[openstack-dev] [tc][all] Plugins for all

Hayes, Graham graham.hayes at hpe.com
Fri Jul 15 17:35:06 UTC 2016


On 15/07/2016 18:24, Luigi Toscano wrote:
> On Friday, 15 July 2016 17:05:41 CEST Hayes, Graham wrote:
>> On 15/07/2016 17:52, Luigi Toscano wrote:
>>> On Friday, 15 July 2016 16:42:22 CEST Hayes, Graham wrote:
>>>> On 15/07/2016 17:10, Andrew Laski wrote:
>>>>>> Tempest plugins are another example. Approximately 30 of the 36
>>>>>> current plugins are using resources that are not supposed to be
>>>>>> used, and are an unstable interface. Projects in tree in tempest
>>>>>> are at a much better position, as any change to the internal
>>>>>> API will have to be fixed before the gate merges, but other
>>>>>> out of tree plugins are in a place where they can be broken at any
>>>>>> point.
>>>>>
>>>>> Has there been an attempt to elevate these internal interfaces into
>>>>> stable and publicly consumable interfaces? Was there resistance to such
>>>>> an effort?
>>>>
>>>> When we have asked previously, we have been told that certain parts
>>>> of tempest "are not really meant for plugins".
>>>>
>>>> The main part that is used that is not part of the tempest stable
>>>> interface is the base test class.
>>>>
>>>> This is the bit that sets up credentials, clients, and other useful
>>>> things.
>>>>
>>>> There is a base test class in the tempest lib - but it is very sparse -
>>>> meaning any project using it would have to re-invent creating users,
>>>> resources, and clients.
>>>>
>>>> https://github.com/openstack/tempest/blob/master/tempest/test.py#L203
>>>> vs
>>>> https://github.com/openstack/tempest/blob/master/tempest/lib/base.py#L22
>>>
>>> This is a known situation, but it is being addressed right now. It's not
>>> like no one wants to have a stable Tempest interface, but it had to be
>>> cleanly built.
>>> There is a spec and work in progress to make the client manager interface
>>> stable:
>>>
>>> http://specs.openstack.org/openstack/qa-specs/specs/tempest/client-manager
>>> -refactor.html
>>>
>>> So yes, almost existing plugins are using unstable interfaces right now,
>>> but again this is not meant to be the long term scenario.
>>>
>>> Ciao
>>
>> Yeap - I have seen the spec.
>>
>> My point is that if all projects had to use the same plugin interface,
>> this would not be a problem.
>
> Could you please clarify: do you advocate for a generic plugin interface for
> every project, or that each project should expose a plugin interface that
> allows plugin to behave as in-tree components? Because the latter is what
> happens with Tempest, and I see the former a bit complicated.

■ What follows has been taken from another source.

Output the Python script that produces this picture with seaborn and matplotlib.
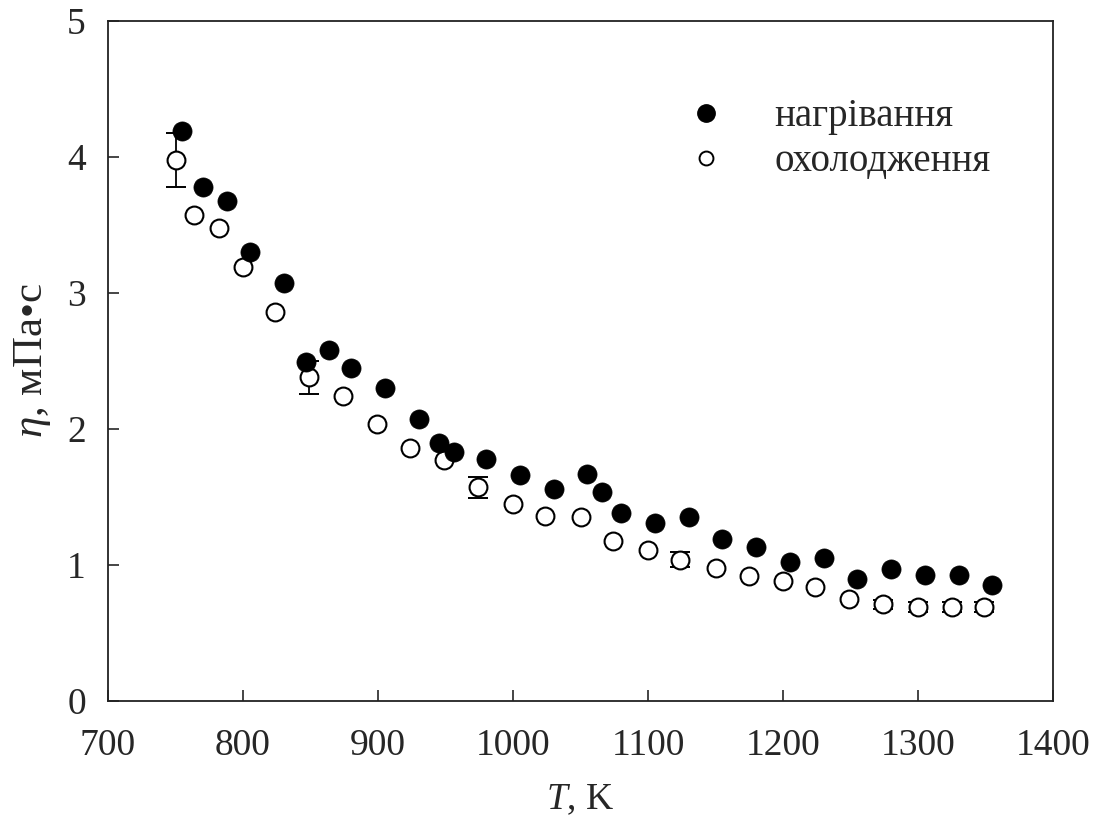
import numpy as np
import pandas as pd
import matplotlib
matplotlib.use("Agg")
import matplotlib.pyplot as plt
import seaborn as sns
from matplotlib.lines import Line2D

# ---- data ----
heat_T = [755, 770, 788, 805, 830, 847, 864, 880, 905, 930, 945, 956, 980, 1005,
          1030, 1055, 1066, 1080, 1105, 1130, 1155, 1180, 1205, 1230, 1255, 1280,
          1305, 1330, 1355]
heat_eta = [4.19, 3.78, 3.68, 3.30, 3.07, 2.49, 2.58, 2.45, 2.30, 2.07, 1.90, 1.83,
            1.78, 1.66, 1.56, 1.67, 1.54, 1.38, 1.31, 1.35, 1.19, 1.13, 1.02, 1.05,
            0.90, 0.97, 0.93, 0.93, 0.85]

cool_T = [750, 764, 782, 800, 824, 849, 874, 899, 924, 949, 974, 1000, 1024, 1050,
          1074, 1100, 1124, 1150, 1175, 1200, 1224, 1249, 1274, 1300, 1325, 1349]
cool_eta = [3.98, 3.57, 3.48, 3.19, 2.86, 2.38, 2.24, 2.04, 1.86, 1.77, 1.57, 1.45,
            1.36, 1.35, 1.18, 1.11, 1.04, 0.98, 0.92, 0.88, 0.84, 0.75, 0.71, 0.69,
            0.69, 0.69]
cool_err = [0.20, 0, 0, 0, 0, 0.12, 0, 0, 0, 0, 0.08, 0, 0, 0, 0, 0, 0.055, 0, 0, 0,
            0, 0, 0.035, 0.035, 0.035, 0.035]

labels = ["нагрівання", "охолодження"]
x_ticks = [700, 800, 900, 1000, 1100, 1200, 1300, 1400]
y_ticks = [0, 1, 2, 3, 4, 5]

# ---- style ----
sns.set_style("ticks")
plt.rcParams["font.family"] = ["Liberation Serif", "DejaVu Serif"]
plt.rcParams["mathtext.fontset"] = "custom"
plt.rcParams["mathtext.it"] = "Liberation Serif:italic"
plt.rcParams["mathtext.rm"] = "Liberation Serif"

fig = plt.figure(figsize=(10.99, 8.31), dpi=100)
ax = fig.add_axes([108 / 1099, 1 - 701 / 831, (1053 - 108) / 1099, (701 - 21) / 831])

heat = pd.DataFrame({"T": heat_T, "eta": heat_eta})
cool = pd.DataFrame({"T": cool_T, "eta": cool_eta, "err": cool_err})

# error bars (only where present)
ce = cool[cool["err"] > 0]
ax.errorbar(ce["T"], ce["eta"], yerr=ce["err"], fmt="none", ecolor="black",
            elinewidth=1.3, capsize=7.5, capthick=1.4, zorder=1)

sns.scatterplot(data=cool, x="T", y="eta", ax=ax, marker="o", s=165,
                facecolor="white", edgecolor="black", linewidth=1.5, zorder=2)
sns.scatterplot(data=heat, x="T", y="eta", ax=ax, marker="o", s=190,
                color="black", edgecolor="black", linewidth=0.5, zorder=3)

ax.set_xlim(700, 1400)
ax.set_ylim(0, 5)
ax.set_xticks(x_ticks)
ax.set_yticks(y_ticks)
ax.tick_params(direction="in", length=8, width=1.2, labelsize=27)
ax.tick_params(axis="x", pad=20)
ax.tick_params(axis="y", pad=16)
for s in ax.spines.values():
    s.set_linewidth(1.3)
    s.set_color("#222222")

ax.set_xlabel(r"$T$, K", fontsize=27, labelpad=14)
ax.set_ylabel(r"$\eta$, мПа•с", fontsize=31, labelpad=10)

handles = [
    Line2D([], [], marker="o", linestyle="none", markersize=12.5,
           markerfacecolor="black", markeredgecolor="black"),
    Line2D([], [], marker="o", linestyle="none", markersize=10,
           markerfacecolor="white", markeredgecolor="black", markeredgewidth=1.4),
]
leg = ax.legend(handles, labels, loc="center left", bbox_to_anchor=(0.602, 0.826),
                frameon=False, fontsize=28, handletextpad=1.0, labelspacing=0.2,
                borderaxespad=0, borderpad=0, handlelength=1.5)

fig.savefig("out.png", dpi=100)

For every project that has cross project interaction - tempest is a good 
example.

For these projects, they should allow all projects in tree (like Nova, 
Neutron, Cinder etc are today), or they should have a plugin interface 
(like they currently do), but all projects *must* use it, and not use
parts of tempest that are not exposed in that interface.

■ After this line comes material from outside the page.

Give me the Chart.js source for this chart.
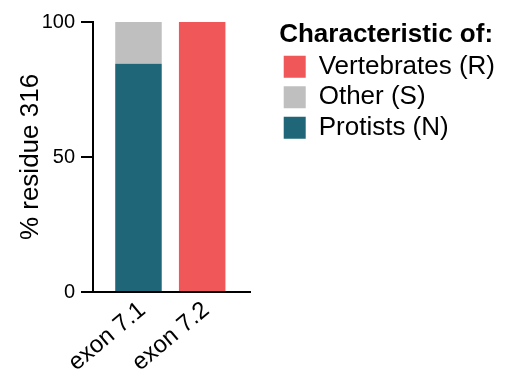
<!DOCTYPE html>
<html>
<head>
<meta charset="utf-8">
<script src="https://cdn.jsdelivr.net/npm/chart.js@4"></script>
<style>
  html, body { margin: 0; padding: 0; background: #fff; }
</style>
</head>
<body>
<canvas id="residueChart" width="516" height="374"></canvas>
<script>
// categories and values (% of residue 316)
const exons = ['exon 7.1', 'exon 7.2'];
const protists = [84.5, 0];
const other = [15.5, 0];
const vertebrates = [0, 100];
const yTicks = [0, 50, 100];

// bars sit at x = 1, 2 on a linear axis so the axis line can run past them
const xPos = exons.map((e, i) => i + 1);
const toPoints = vals => vals.map((v, i) => ({ x: xPos[i], y: v }));

Chart.defaults.font.family = '"Liberation Sans", Arial, sans-serif';
Chart.defaults.color = '#000';

// the layout caps a side legend at a quarter of the width, let it be wider
const wideLegend = {
    id: 'wideLegend',
    beforeLayout(chart) {
        const lg = chart.legend;
        if (!lg || lg._wide) return;
        const fit = lg.fit;
        lg.fit = function () { this.maxWidth = 260; fit.call(this); };
        lg._wide = true;
    }
};

const ctx = document.getElementById('residueChart').getContext('2d');

const residueChart = new Chart(ctx, {
    type: 'bar',
    data: {
        datasets: [
            { label: 'Protists (N)', data: toPoints(protists), backgroundColor: '#1f6679', borderWidth: 0 },
            { label: 'Other (S)', data: toPoints(other), backgroundColor: '#bfbfbf', borderWidth: 0 },
            { label: 'Vertebrates (R)', data: toPoints(vertebrates), backgroundColor: '#f05759', borderWidth: 0 }
        ]
    },
    plugins: [wideLegend],
    options: {
        responsive: false,
        animation: false,
        categoryPercentage: 1,
        barPercentage: 0.73,
        layout: { padding: { top: 22, right: 11, bottom: 0, left: 0 } },
        plugins: {
            tooltip: { enabled: false },
            legend: {
                position: 'right',
                align: 'start',
                reverse: true,
                title: {
                    display: true,
                    text: 'Characteristic of:',
                    position: 'start',
                    padding: 0,
                    font: { size: 26, weight: 'bold', lineHeight: 1.05 }
                },
                labels: {
                    boxWidth: 22,
                    boxHeight: 22,
                    padding: 4.5,
                    font: { size: 26 }
                }
            }
        },
        scales: {
            x: {
                type: 'linear',
                offset: false,
                stacked: true,
                min: 0.286,
                max: 2.762,
                afterBuildTicks: s => { s.ticks = xPos.map(v => ({ value: v })); },
                afterFit: s => { s.height = 82; },
                grid: { display: false, drawTicks: false },
                border: { display: true, color: '#000', width: 2 },
                ticks: {
                    minRotation: 40,
                    maxRotation: 40,
                    labelOffset: 4,
                    padding: 4,
                    font: { size: 24 },
                    callback: v => exons[v - 1]
                }
            },
            y: {
                stacked: true,
                min: 0,
                max: 100,
                afterBuildTicks: s => { s.ticks = yTicks.map(v => ({ value: v })); },
                afterFit: s => { s.width = 93; },
                grid: { drawOnChartArea: false, drawTicks: true, tickLength: 12, color: '#000', lineWidth: 2 },
                border: { display: true, color: '#000', width: 2 },
                ticks: { padding: 6, font: { size: 20 } },
                title: {
                    display: true,
                    text: '% residue 316',
                    padding: { top: 15, bottom: 0 },
                    font: { size: 26 }
                }
            },
            // empty spacer between the plot and the legend
            gap: {
                type: 'linear',
                position: 'right',
                display: true,
                grid: { display: false },
                border: { display: false },
                ticks: { display: false },
                afterFit: s => { s.width = 28.5; }
            }
        }
    }
});
</script>
</body>
</html>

This would mean that tempest would move the nova, neutron, etc tests to
use the plugin interface.

Now, that plugin could be kept in the tempest repo, and still maintained
by the QA team, but should use the same interface as the other plugins
that are not in that repository.

The point is that we were supposed to be a level field as a community
but if we have examples like this, there is not a level playing field.

>>
>> If we have this as our default position as the community continues to
>> build more and more things like tempest, OSC, devstack, grenade we
>> should build it so there is not a discrepancy between projects.
>>
>> The root cause is not being addressed, as features can still land in
>> tempest, but not tempest.lib, and then can only be used by the projects
>> that tempest keeps as built in.
>
>
> I think I disagree here. The root cause is being addressed: external tests can
> use the Tempest plugin interface, and use the API, which is being stabilized.
> The fact that the Tempest API is partially unstable is a temporary things, due
> to the origin of the project and the way the scope was redefined, but again
> it's temporary.
>

But the situation could very easily re-occur. If there is a new feature
that is added to tempest, but not tempest.lib plugins will have a choice
of re implementing it, or relying on an unstable interface.